Est-ce pour autant qu’il ne faille rien faire et accepter les choses telles qu’elles ? Absolument pas. Dans un premier temps, la première action et la plus urgente est d’engager un dialogue constructif et structurant entre les jeunes et les adultes. Ces derniers d’ailleurs, auraient d’abord besoin de se poser le problème de leurs propres compétences, de celles qu’ils ont acquises, de celles qu’ils utilisent, mais aussi et surtout de celles qu’ils ont enfouies  voire oubliées…
A suivre et à débattre
BD

3 Commentaires

  1. Merci pour cette réflexion sur le niveau de compétence des « digital native » qui permet enfin de nuancer le débat.
    Tout jeune né après 1981 n’est pas un geek dans l’âme, tenons-le pour dit,et bon nombre d’entre eux s’intéressent plus au foot qu’aux réseaux sociaux, ce qui ne veut pas dire qu’ils ne participent pas à ce type d’outil.
    Tout à fait d’accord, par conséquent pour parler d’habilités plus que de compétences et pour souligner que beaucoup de jeunes n’ont pas vraiment conscience de leur pratique et de la portée de celle-ci: réfléchir sur ses propres pratiques, les savoir-faire mobilisés, la possibilité d’utiliser ces savoir-faire à des fins d’acquisition de connaissances me semble indispensable pour tout utilisateur du web. Il en est de même pour la réflexion sur les conséquences de ses actions en ligne mais ici la réflexion semble plus avancée.
    Alors le dialogue doit être poursuivi, et la question des compétences posée, mais non en terme de « problème »: en la matière il n’y a -presque plus- d’incompétents, il y a seulement des niveaux de pratique suivant les besoins de tel ou tel utilisateur du web.
    Jeunes comme adultes doivent alors examiner leurs pratiques, prendre conscience et analyser leurs habiletés , pour les réinvestir dans la construction de connaissances nouvelles.
    Cette prise de conscience fait partie de l’acquisition des compétences et permet aussi d’identifier les pratiques dont chacun a besoin pour être plus efficace dans son apprentissage.
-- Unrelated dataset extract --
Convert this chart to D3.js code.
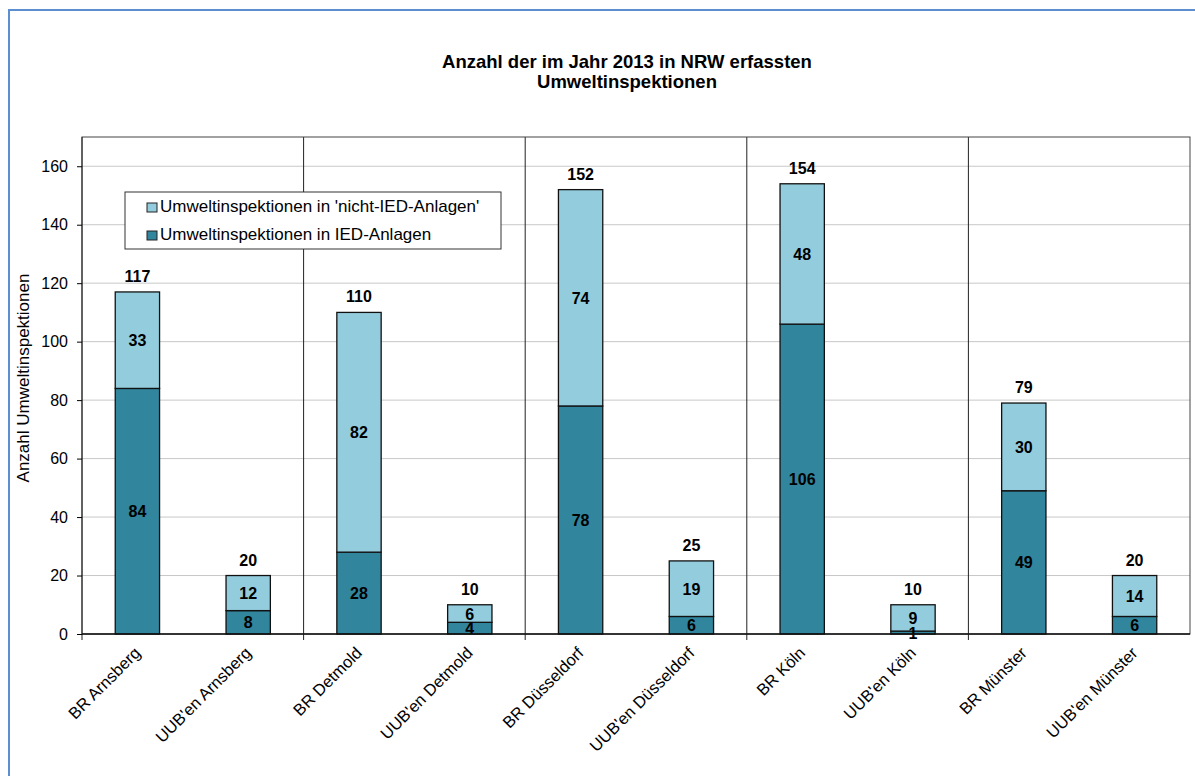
<!DOCTYPE html>
<html>
<head>
<meta charset="utf-8">
<script src="https://cdn.jsdelivr.net/npm/d3@7"></script>
<style>
  body { margin: 0; background: #fff; }
  text { font-family: "Liberation Sans", Arial, sans-serif; }
</style>
</head>
<body>
<script>
// values
let categories = ["BR Arnsberg", "UUB'en Arnsberg", "BR Detmold", "UUB'en Detmold",
                  "BR Düsseldorf", "UUB'en Düsseldorf", "BR Köln", "UUB'en Köln",
                  "BR Münster", "UUB'en Münster"];
let iedValues = [84, 8, 28, 4, 78, 6, 106, 1, 49, 6];
let nonIedValues = [33, 12, 82, 6, 74, 19, 48, 9, 30, 14];
let yTicks = [0, 20, 40, 60, 80, 100, 120, 140, 160];
let seriesNames = ["Umweltinspektionen in 'nicht-IED-Anlagen'", "Umweltinspektionen in IED-Anlagen"];

let darkColor = "#31859c";
let lightColor = "#93cddd";

let W = 1195, H = 776;
let plotLeft = 82, plotRight = 1190, plotTop = 137, plotBottom = 634;

let viz = d3.select("body").append("svg")
    .attr("width", W)
    .attr("height", H);

// outer frame
viz.append("rect")
    .attr("x", 9).attr("y", 10)
    .attr("width", 1200).attr("height", 780)
    .attr("fill", "none")
    .attr("stroke", "#5b8fd0")
    .attr("stroke-width", 2);

// title
let title = viz.append("text")
    .attr("x", 627).attr("y", 68)
    .attr("text-anchor", "middle")
    .attr("font-size", 18.5)
    .attr("font-weight", "bold");
title.append("tspan").attr("x", 627).attr("dy", 0).text("Anzahl der im Jahr 2013 in NRW erfassten");
title.append("tspan").attr("x", 627).attr("dy", 19.5).text("Umweltinspektionen");

let data = categories.map(function(c, i){
  return {cat: c, ied: iedValues[i], non: nonIedValues[i], total: iedValues[i] + nonIedValues[i]};
});

let x = d3.scaleBand().domain(categories).range([plotLeft, plotRight]).paddingInner(0.6).paddingOuter(0.3);
let y = d3.scaleLinear().domain([0, 170]).range([plotBottom, plotTop]);

// gridlines
viz.append("g").selectAll("line").data(yTicks.slice(1))
  .enter().append("line")
    .attr("x1", plotLeft).attr("x2", plotRight)
    .attr("y1", function(d){ return y(d); })
    .attr("y2", function(d){ return y(d); })
    .attr("stroke", "#c8c8c8")
    .attr("stroke-width", 1);

// group separators
let step = (plotRight - plotLeft) / categories.length;
let seps = [2, 4, 6, 8];
viz.append("g").selectAll("line").data(seps)
  .enter().append("line")
    .attr("x1", function(d){ return plotLeft + d * step; })
    .attr("x2", function(d){ return plotLeft + d * step; })
    .attr("y1", plotTop).attr("y2", plotBottom + 6)
    .attr("stroke", "#222")
    .attr("stroke-width", 1);

// plot frame
viz.append("rect")
    .attr("x", plotLeft).attr("y", plotTop)
    .attr("width", plotRight - plotLeft).attr("height", plotBottom - plotTop)
    .attr("fill", "none")
    .attr("stroke", "#444")
    .attr("stroke-width", 1);

// y axis
let yAxis = viz.append("g")
    .attr("transform", "translate(" + plotLeft + ",0)")
    .call(d3.axisLeft(y).tickValues(yTicks).tickSize(5).tickPadding(9));
yAxis.select(".domain").attr("stroke", "#222").attr("d", "M0," + plotTop + "V" + (plotBottom + 6));
yAxis.selectAll("text").attr("font-size", 16).attr("fill", "#000")
    .attr("font-family", "Liberation Sans, Arial, sans-serif");

viz.append("text")
    .attr("transform", "translate(29,378) rotate(-90)")
    .attr("text-anchor", "middle")
    .attr("font-size", 17)
    .text("Anzahl Umweltinspektionen");

// bars
let bars = viz.selectAll(".bar").data(data).enter().append("g").attr("class", "bar");

bars.append("rect")
    .attr("x", function(d){ return x(d.cat); })
    .attr("width", x.bandwidth())
    .attr("y", function(d){ return y(d.ied); })
    .attr("height", function(d){ return y(0) - y(d.ied); })
    .attr("fill", darkColor)
    .attr("stroke", "#111").attr("stroke-width", 1.3);

bars.append("rect")
    .attr("x", function(d){ return x(d.cat); })
    .attr("width", x.bandwidth())
    .attr("y", function(d){ return y(d.total); })
    .attr("height", function(d){ return y(d.ied) - y(d.total); })
    .attr("fill", lightColor)
    .attr("stroke", "#111").attr("stroke-width", 1.3);

// x axis line
viz.append("line")
    .attr("x1", plotLeft).attr("x2", plotRight)
    .attr("y1", plotBottom).attr("y2", plotBottom)
    .attr("stroke", "#111").attr("stroke-width", 1.3);

// segment labels
bars.append("text")
    .attr("x", function(d){ return x(d.cat) + x.bandwidth() / 2; })
    .attr("y", function(d){ return (y(0) + y(d.ied)) / 2 + 6; })
    .attr("text-anchor", "middle")
    .attr("font-size", 16).attr("font-weight", "bold")
    .text(function(d){ return d.ied; });

bars.append("text")
    .attr("x", function(d){ return x(d.cat) + x.bandwidth() / 2; })
    .attr("y", function(d){ return (y(d.ied) + y(d.total)) / 2 + 6; })
    .attr("text-anchor", "middle")
    .attr("font-size", 16).attr("font-weight", "bold")
    .text(function(d){ return d.non; });

bars.append("text")
    .attr("x", function(d){ return x(d.cat) + x.bandwidth() / 2; })
    .attr("y", function(d){ return y(d.total) - 10; })
    .attr("text-anchor", "middle")
    .attr("font-size", 16).attr("font-weight", "bold")
    .text(function(d){ return d.total; });

// category labels
viz.selectAll(".catlabel").data(categories).enter().append("text")
    .attr("class", "catlabel")
    .attr("transform", function(d){
      return "translate(" + (x(d) + x.bandwidth() / 2 + 4) + "," + (plotBottom + 20) + ") rotate(-45)";
    })
    .attr("text-anchor", "end")
    .attr("font-size", 16.5)
    .text(function(d){ return d; });

// legend
let legend = viz.append("g");
legend.append("rect")
    .attr("x", 125).attr("y", 192)
    .attr("width", 376).attr("height", 57)
    .attr("fill", "#fff")
    .attr("stroke", "#333").attr("stroke-width", 1);
let legColors = [lightColor, darkColor];
seriesNames.forEach(function(name, i){
  legend.append("rect")
      .attr("x", 147).attr("y", 203 + i * 28)
      .attr("width", 10).attr("height", 9)
      .attr("fill", legColors[i])
      .attr("stroke", "#222").attr("stroke-width", 1);
  legend.append("text")
      .attr("x", 160).attr("y", 212 + i * 28)
      .attr("font-size", 17)
      .text(name);
});
</script>
</body>
</html>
  2. Merci pour cette réflexion sur le niveau de compétence des « digital native » qui permet enfin de nuancer le débat.
    Tout jeune né après 1981 n’est pas un geek dans l’âme, tenons-le pour dit,et bon nombre d’entre eux s’intéressent plus au foot qu’aux réseaux sociaux, ce qui ne veut pas dire qu’ils n’y participent pas .
    Tout à fait d’accord, par conséquent pour parler d’habilités plus que de compétences et pour souligner que beaucoup de jeunes n’ont pas vraiment conscience de leur pratique et de la portée de celle-ci: réfléchir sur ses propres pratiques, les savoir-faire mobilisés, la possibilité d’utiliser ces savoir-faire à des fins d’acquisition de connaissances me semble indispensable pour tout utilisateur du web. Il en est de même pour la réflexion sur les conséquences de ses actions en ligne mais ici la réflexion semble plus avancée.
    Alors le dialogue doit être poursuivi, et la question des compétences posée, mais non en terme de « problème »: en la matière il n’y a -presque plus- d’incompétents, il y a seulement des niveaux de pratique suivant les besoins de tel ou tel utilisateur du web.
    Jeunes comme adultes doivent alors examiner leurs pratiques, prendre conscience et analyser leurs habiletés , pour les réinvestir dans la construction de connaissances nouvelles.
    Cette prise de conscience fait partie de l’acquisition des compétences et permet aussi d’identifier les pratiques dont chacun a besoin pour être plus efficace dans son apprentissage.

  3. Bonjour,
    Le dialogue semble effectivement la seule issue pour que l’école puisse assurer toutes ses missions, tout en assumant que le fait que chaque enfant, comme chaque adulte, soit aujourd’hui potentiellement inscrit dans une logique d’apprentissage tout au long, et tout au large de la vie, c’est-à-dire aussi hors institution, via les réseaux et les TIC.
    Cependant, dans cette dynamique, la capacité de chaque personne, enfant et adulte, à traiter le plus efficacement possible de l’information, de plus en plus numérisée, pour construire des savoirs en vue de mobiliser des compétences reste un vrai challenge !
    De mon point de vue, l’école est, et doit rester, un lieu privilégié pour assurer cet apprentissage, au delà de la performance technique des outils, vers une maitrise progressive des règles et des enjeux des pratiques, comme naturellement dans d’autres domaines.